Well, I do not disagree - at least I think so (and for the record: as an experimentalist I try to avoid discussing interpretations unless they advance to the point where they stop being mere interpretations and make predictions that can be tested experimentally or suggest a mathematical formalism that is easier to handle or results in computational speed-up).
In this field of physics people are usually interested in experiments involving conditional probabilities based on measurement outcomes of photon detection events, so there is some need to take measurements into account explicitly. If your take on this is that one should evaluate this using unitary evolution of the system, determine the probabilities for the outcomes of the first measurement, consider the unitary evolution of this system from the possible eigenstates again, determine the probabilities for the outcome of the second measurement again and so on and so forth: yes, this works. If you additionally assume that the measurement process (or decoherence or whatever you may call it) in this case is essentially a low-probability game - which means that you rather do not have a single photon interact with a single absorber in a manner that you drive the probability amplitude for absorption up to 1, but rather that you have this single photon interact with thousands of absorbers, where each of them is driven to absorption probabilities of, say, 0.03 and one of them finally "clicks": yes, this is still a fast but continuous process and you can still get the correct probabilities for this by following all the subensembles microscopically.

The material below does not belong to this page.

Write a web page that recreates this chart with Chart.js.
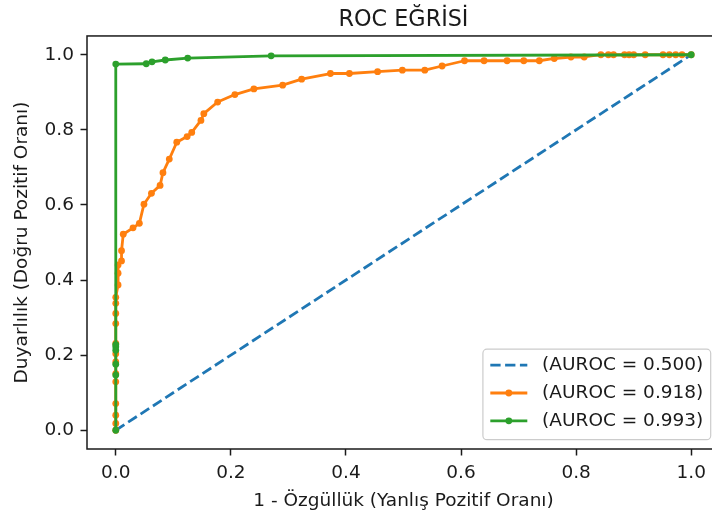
<!DOCTYPE html>
<html>
<head>
<meta charset="utf-8">
<script src="https://cdn.jsdelivr.net/npm/chart.js@4/dist/chart.umd.min.js"></script>
<style>
  html, body { margin: 0; padding: 0; background: #fff; overflow: hidden; }
  #wrap { width: 712px; height: 515px; overflow: hidden; position: relative; }
  canvas { display: block; }
</style>
</head>
<body>
<div id="wrap"><canvas id="roc" width="740" height="515" style="width:740px;height:515px"></canvas></div>
<script>
// Chance diagonal
const chanceFpr = [0, 1];
const chanceTpr = [0, 1];

// Model with AUROC 0.918
const modelAFpr = [0, 0, 0, 0, 0, 0, 0, 0, 0, 0, 0, 0, 0,
  0.004, 0.004, 0.004, 0.010, 0.010, 0.013, 0.030, 0.041, 0.049, 0.062, 0.077,
  0.082, 0.093, 0.106, 0.124, 0.132, 0.148, 0.153, 0.177, 0.207, 0.240, 0.290,
  0.323, 0.373, 0.406, 0.455, 0.498, 0.537, 0.567, 0.606, 0.640, 0.680, 0.709,
  0.736, 0.762, 0.791, 0.814, 0.843, 0.856, 0.865, 0.884, 0.892, 0.900, 0.920,
  0.951, 0.962, 0.973, 0.984, 1.0];
const modelATpr = [0, 0.018, 0.040, 0.071, 0.129, 0.151, 0.182, 0.204, 0.231, 0.284, 0.311, 0.338, 0.354,
  0.387, 0.418, 0.440, 0.451, 0.478, 0.522, 0.539, 0.551, 0.602, 0.631, 0.652,
  0.686, 0.722, 0.767, 0.782, 0.793, 0.825, 0.843, 0.874, 0.894, 0.909, 0.919,
  0.935, 0.950, 0.950, 0.955, 0.959, 0.959, 0.970, 0.984, 0.984, 0.984, 0.984,
  0.984, 0.990, 0.994, 0.994, 1.0, 1.0, 1.0, 1.0, 1.0, 1.0, 1.0,
  1.0, 1.0, 1.0, 1.0, 1.0];

// Model with AUROC 0.993
const modelBFpr = [0, 0, 0, 0, 0, 0, 0, 0.053, 0.063, 0.086, 0.125, 0.270, 1.0];
const modelBTpr = [0, 0.147, 0.176, 0.213, 0.222, 0.228, 0.975, 0.976, 0.981, 0.986, 0.991, 0.997, 1.0];

const seriesLabels = ['(AUROC = 0.500)', '(AUROC = 0.918)', '(AUROC = 0.993)'];
const tickValues = [0, 0.2, 0.4, 0.6, 0.8, 1.0];
const titleText = 'ROC EĞRİSİ';
const xTitleText = '1 - Özgüllük (Yanlış Pozitif Oranı)';
const yTitleText = 'Duyarlılık (Doğru Pozitif Oranı)';

const FONT = "'DejaVu Sans', sans-serif";
const INK = '#1a1a1a';

const toPoints = (xs, ys) => xs.map((x, i) => ({ x, y: ys[i] }));

// Full box around the plotting area
const frame = {
  id: 'frame',
  afterDatasetsDraw(chart) {
    const { ctx, chartArea: a } = chart;
    ctx.save();
    ctx.strokeStyle = INK;
    ctx.lineWidth = 1.5;
    ctx.strokeRect(a.left, a.top, a.right - a.left, a.bottom - a.top);
    ctx.restore();
  }
};

// Boxed legend in the lower-right corner of the plot
const boxLegend = {
  id: 'boxLegend',
  afterDraw(chart) {
    const { ctx, chartArea: a } = chart;
    const fs = 18.5;
    const borderPad = 7.4, handleLen = 37, textPad = 14.8, rowStep = 27.8;
    ctx.save();
    ctx.font = fs + 'px ' + FONT;
    const sets = chart.data.datasets;
    let textW = 0;
    sets.forEach(d => { textW = Math.max(textW, ctx.measureText(d.label).width); });
    const w = borderPad * 2 + handleLen + textPad + textW;
    const h = 90.5;
    const right = a.right - 9.3, bottom = a.bottom - 9.3;
    const left = right - w, top = bottom - h;
    ctx.beginPath();
    ctx.roundRect(left, top, w, h, 4);
    ctx.fillStyle = 'rgba(255,255,255,0.8)';
    ctx.fill();
    ctx.strokeStyle = '#cccccc';
    ctx.lineWidth = 1.2;
    ctx.stroke();
    sets.forEach((d, i) => {
      const y = top + 16 + i * rowStep;
      const x0 = left + borderPad;
      ctx.beginPath();
      ctx.setLineDash(d.borderDash || []);
      ctx.strokeStyle = d.borderColor;
      ctx.lineWidth = d.borderWidth;
      ctx.moveTo(x0, y);
      ctx.lineTo(x0 + handleLen, y);
      ctx.stroke();
      ctx.setLineDash([]);
      if (d.pointRadius > 0) {
        ctx.beginPath();
        ctx.arc(x0 + handleLen / 2, y, d.pointRadius, 0, Math.PI * 2);
        ctx.fillStyle = d.borderColor;
        ctx.fill();
      }
      ctx.fillStyle = INK;
      ctx.textBaseline = 'middle';
      ctx.textAlign = 'left';
      ctx.fillText(d.label, x0 + handleLen + textPad, y);
    });
    ctx.restore();
  }
};

const lineStyle = (color) => ({
  borderColor: color,
  backgroundColor: color,
  pointBackgroundColor: color,
  pointBorderWidth: 0,
  pointRadius: 3.4,
  pointHoverRadius: 3.4,
  borderWidth: 2.8,
  borderJoinStyle: 'round',
  tension: 0,
  fill: false
});

new Chart(document.getElementById('roc'), {
  type: 'line',
  data: {
    datasets: [
      Object.assign(lineStyle('#1f77b4'), {
        label: seriesLabels[0],
        data: toPoints(chanceFpr, chanceTpr),
        borderDash: [10.3, 4.5],
        pointRadius: 0,
        pointHoverRadius: 0,
        order: 3
      }),
      Object.assign(lineStyle('#ff7f0e'), {
        label: seriesLabels[1],
        data: toPoints(modelAFpr, modelATpr),
        order: 2
      }),
      Object.assign(lineStyle('#2ca02c'), {
        label: seriesLabels[2],
        data: toPoints(modelBFpr, modelBTpr),
        order: 1
      })
    ]
  },
  options: {
    responsive: false,
    animation: false,
    devicePixelRatio: 1,
    layout: { padding: { left: 0, top: 0, right: 20, bottom: 0 } },
    plugins: {
      legend: { display: false },
      tooltip: { enabled: false },
      title: {
        display: true,
        text: titleText,
        fullSize: false,
        color: INK,
        font: { family: FONT, size: 22.3, weight: 'normal', lineHeight: 1.2 },
        padding: { top: 6.6, bottom: 2.6 }
      }
    },
    scales: {
      x: {
        type: 'linear',
        min: -0.05,
        max: 1.05,
        afterBuildTicks: (s) => { s.ticks = tickValues.map(v => ({ value: v })); },
        afterFit: (s) => { s.height = 66; },
        border: { display: false },
        grid: { drawOnChartArea: false, drawTicks: true, tickLength: 6.5, tickWidth: 1.5, tickColor: INK },
        ticks: {
          autoSkip: false,
          maxRotation: 0,
          padding: 6.5,
          color: INK,
          font: { family: FONT, size: 18.5 },
          callback: (v) => Number(v).toFixed(1)
        },
        title: {
          display: true,
          text: xTitleText,
          color: INK,
          font: { family: FONT, size: 18.5, lineHeight: 1.2 },
          padding: { top: 0, bottom: 3 }
        }
      },
      y: {
        type: 'linear',
        min: -0.05,
        max: 1.05,
        afterBuildTicks: (s) => { s.ticks = tickValues.map(v => ({ value: v })); },
        afterFit: (s) => { s.width = 87; },
        border: { display: false },
        grid: { drawOnChartArea: false, drawTicks: true, tickLength: 6.5, tickWidth: 1.5, tickColor: INK },
        ticks: {
          autoSkip: false,
          padding: 6.5,
          color: INK,
          font: { family: FONT, size: 18.5 },
          callback: (v) => Number(v).toFixed(1)
        },
        title: {
          display: true,
          text: yTitleText,
          color: INK,
          font: { family: FONT, size: 18.5, lineHeight: 1.2 },
          padding: { top: 11.4, bottom: 0 }
        }
      }
    }
  },
  plugins: [frame, boxLegend]
});
</script>
</body>
</html>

However, in terms of actual modeling, this approach is quite cumbersome. For open systems and a huge environment, I think it is only natural that people try to treat the environment in a more effective way and the quantum jump formalism is a natural one - treating the wavefunction instead of the density matrix saves a lot of time. Many people consider the "quantum jump" as a rather Bayesian update of our information about the system instead of being inherent. I always thought that within an open systems scenario, where one does not have access to the full information about the system, this is the closest thing to the bare minimal interpretation you can get.